■ Dataset excerpt
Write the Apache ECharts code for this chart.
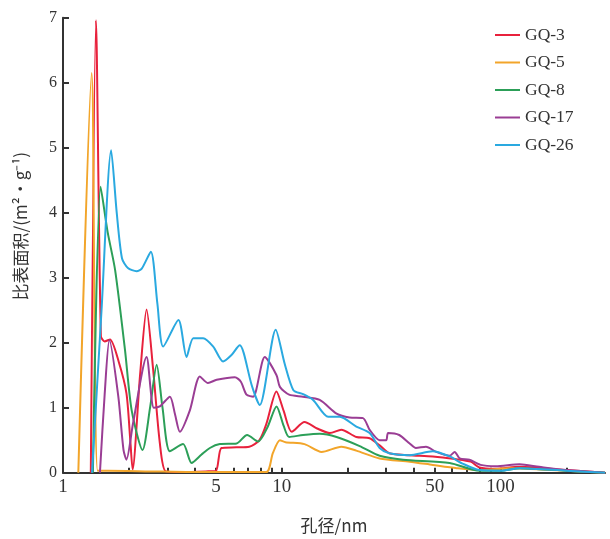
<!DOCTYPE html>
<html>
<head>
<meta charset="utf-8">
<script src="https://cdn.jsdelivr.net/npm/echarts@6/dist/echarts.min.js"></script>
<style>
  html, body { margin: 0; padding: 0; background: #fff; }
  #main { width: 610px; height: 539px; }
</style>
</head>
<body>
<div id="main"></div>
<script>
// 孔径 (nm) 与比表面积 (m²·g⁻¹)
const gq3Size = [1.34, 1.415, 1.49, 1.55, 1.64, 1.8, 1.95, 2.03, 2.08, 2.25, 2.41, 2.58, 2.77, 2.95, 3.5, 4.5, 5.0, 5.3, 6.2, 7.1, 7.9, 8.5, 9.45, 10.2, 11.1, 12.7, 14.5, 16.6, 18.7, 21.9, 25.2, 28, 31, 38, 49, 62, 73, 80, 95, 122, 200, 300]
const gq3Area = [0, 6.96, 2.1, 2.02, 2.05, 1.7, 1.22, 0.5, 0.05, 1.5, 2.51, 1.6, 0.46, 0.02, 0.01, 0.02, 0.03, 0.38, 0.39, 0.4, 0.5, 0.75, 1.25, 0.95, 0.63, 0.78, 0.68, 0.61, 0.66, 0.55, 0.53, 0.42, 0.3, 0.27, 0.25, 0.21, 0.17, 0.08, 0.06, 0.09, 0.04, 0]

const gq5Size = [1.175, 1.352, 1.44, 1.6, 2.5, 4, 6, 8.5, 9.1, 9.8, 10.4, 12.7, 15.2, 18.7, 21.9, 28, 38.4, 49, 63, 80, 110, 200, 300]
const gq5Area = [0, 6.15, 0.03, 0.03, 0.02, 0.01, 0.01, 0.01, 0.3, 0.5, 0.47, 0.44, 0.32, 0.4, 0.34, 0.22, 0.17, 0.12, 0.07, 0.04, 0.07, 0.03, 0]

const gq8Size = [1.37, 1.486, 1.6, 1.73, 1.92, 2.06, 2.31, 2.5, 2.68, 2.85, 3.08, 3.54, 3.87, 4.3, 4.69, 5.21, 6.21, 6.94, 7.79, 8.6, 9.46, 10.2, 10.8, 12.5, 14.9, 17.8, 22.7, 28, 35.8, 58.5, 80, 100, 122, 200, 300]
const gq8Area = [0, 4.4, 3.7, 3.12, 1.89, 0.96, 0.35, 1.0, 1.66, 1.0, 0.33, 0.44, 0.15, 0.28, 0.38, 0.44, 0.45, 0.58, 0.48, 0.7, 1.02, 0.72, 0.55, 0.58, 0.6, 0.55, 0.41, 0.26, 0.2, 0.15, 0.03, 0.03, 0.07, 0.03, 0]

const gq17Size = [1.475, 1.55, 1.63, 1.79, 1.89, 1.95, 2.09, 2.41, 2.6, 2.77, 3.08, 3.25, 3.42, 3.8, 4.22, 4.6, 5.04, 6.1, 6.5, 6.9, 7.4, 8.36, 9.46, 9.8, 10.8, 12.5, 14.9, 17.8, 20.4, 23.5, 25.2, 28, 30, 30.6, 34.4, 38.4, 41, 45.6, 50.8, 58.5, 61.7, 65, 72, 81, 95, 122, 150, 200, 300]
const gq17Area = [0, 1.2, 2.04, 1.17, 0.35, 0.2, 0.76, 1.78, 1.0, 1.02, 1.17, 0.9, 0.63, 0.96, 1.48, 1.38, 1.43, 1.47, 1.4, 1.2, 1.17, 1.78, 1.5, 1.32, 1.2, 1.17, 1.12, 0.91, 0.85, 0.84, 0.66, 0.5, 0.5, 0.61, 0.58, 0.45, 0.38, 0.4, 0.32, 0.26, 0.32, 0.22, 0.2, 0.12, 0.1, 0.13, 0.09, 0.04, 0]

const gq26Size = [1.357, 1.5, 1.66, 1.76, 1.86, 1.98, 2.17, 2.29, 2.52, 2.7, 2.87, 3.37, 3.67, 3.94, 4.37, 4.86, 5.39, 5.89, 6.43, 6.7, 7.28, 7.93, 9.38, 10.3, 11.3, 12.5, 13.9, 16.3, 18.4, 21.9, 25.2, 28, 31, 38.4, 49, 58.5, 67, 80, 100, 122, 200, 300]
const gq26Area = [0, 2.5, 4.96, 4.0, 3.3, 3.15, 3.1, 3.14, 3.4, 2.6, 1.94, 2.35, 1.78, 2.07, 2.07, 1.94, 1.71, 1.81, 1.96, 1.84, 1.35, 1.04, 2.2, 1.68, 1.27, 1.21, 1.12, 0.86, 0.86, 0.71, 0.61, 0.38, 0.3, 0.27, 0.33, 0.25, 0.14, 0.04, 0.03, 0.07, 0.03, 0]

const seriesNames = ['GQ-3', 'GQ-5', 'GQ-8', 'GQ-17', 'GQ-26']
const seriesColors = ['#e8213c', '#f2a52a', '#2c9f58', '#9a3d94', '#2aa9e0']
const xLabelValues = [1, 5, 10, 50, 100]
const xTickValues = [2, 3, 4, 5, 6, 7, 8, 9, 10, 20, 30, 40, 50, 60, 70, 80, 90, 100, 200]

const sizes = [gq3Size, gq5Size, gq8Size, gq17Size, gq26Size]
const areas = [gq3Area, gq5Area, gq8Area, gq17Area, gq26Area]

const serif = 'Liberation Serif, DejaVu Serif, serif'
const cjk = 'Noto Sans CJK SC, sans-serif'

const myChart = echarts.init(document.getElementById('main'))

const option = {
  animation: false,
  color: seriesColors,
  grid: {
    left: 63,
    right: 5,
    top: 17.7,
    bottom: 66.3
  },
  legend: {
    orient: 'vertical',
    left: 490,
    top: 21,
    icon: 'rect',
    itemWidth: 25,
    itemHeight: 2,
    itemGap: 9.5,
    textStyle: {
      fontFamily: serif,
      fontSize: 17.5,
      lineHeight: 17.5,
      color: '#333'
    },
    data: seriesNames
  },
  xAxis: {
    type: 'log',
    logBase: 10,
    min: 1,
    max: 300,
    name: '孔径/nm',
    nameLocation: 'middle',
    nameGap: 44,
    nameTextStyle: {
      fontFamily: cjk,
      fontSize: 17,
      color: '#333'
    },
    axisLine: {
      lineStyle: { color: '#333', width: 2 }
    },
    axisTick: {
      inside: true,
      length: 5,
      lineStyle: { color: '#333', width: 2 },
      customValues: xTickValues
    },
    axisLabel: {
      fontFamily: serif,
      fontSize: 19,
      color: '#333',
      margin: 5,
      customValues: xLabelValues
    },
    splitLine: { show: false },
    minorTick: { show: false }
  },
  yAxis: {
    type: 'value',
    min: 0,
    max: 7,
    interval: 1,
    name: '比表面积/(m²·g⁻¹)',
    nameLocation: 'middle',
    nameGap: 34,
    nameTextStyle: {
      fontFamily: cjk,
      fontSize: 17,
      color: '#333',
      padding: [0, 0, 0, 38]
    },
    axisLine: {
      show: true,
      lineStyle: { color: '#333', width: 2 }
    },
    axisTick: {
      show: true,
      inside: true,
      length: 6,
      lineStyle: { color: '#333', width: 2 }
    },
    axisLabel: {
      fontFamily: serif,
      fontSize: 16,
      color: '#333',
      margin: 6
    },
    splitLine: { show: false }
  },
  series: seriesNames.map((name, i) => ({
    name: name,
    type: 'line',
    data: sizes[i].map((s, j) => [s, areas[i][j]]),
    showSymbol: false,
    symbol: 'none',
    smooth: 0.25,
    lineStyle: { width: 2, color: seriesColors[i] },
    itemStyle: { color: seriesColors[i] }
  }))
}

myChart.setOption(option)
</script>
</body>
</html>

■ Exercise
Copy nothing but the lines from the top of the data down to the line containing "0.06, 0.09, 0.04, 0]", and leave the pictures out.

■ Answer to this exercise
Write the Apache ECharts code for this chart.
<!DOCTYPE html>
<html>
<head>
<meta charset="utf-8">
<script src="https://cdn.jsdelivr.net/npm/echarts@6/dist/echarts.min.js"></script>
<style>
  html, body { margin: 0; padding: 0; background: #fff; }
  #main { width: 610px; height: 539px; }
</style>
</head>
<body>
<div id="main"></div>
<script>
// 孔径 (nm) 与比表面积 (m²·g⁻¹)
const gq3Size = [1.34, 1.415, 1.49, 1.55, 1.64, 1.8, 1.95, 2.03, 2.08, 2.25, 2.41, 2.58, 2.77, 2.95, 3.5, 4.5, 5.0, 5.3, 6.2, 7.1, 7.9, 8.5, 9.45, 10.2, 11.1, 12.7, 14.5, 16.6, 18.7, 21.9, 25.2, 28, 31, 38, 49, 62, 73, 80, 95, 122, 200, 300]
const gq3Area = [0, 6.96, 2.1, 2.02, 2.05, 1.7, 1.22, 0.5, 0.05, 1.5, 2.51, 1.6, 0.46, 0.02, 0.01, 0.02, 0.03, 0.38, 0.39, 0.4, 0.5, 0.75, 1.25, 0.95, 0.63, 0.78, 0.68, 0.61, 0.66, 0.55, 0.53, 0.42, 0.3, 0.27, 0.25, 0.21, 0.17, 0.08, 0.06, 0.09, 0.04, 0]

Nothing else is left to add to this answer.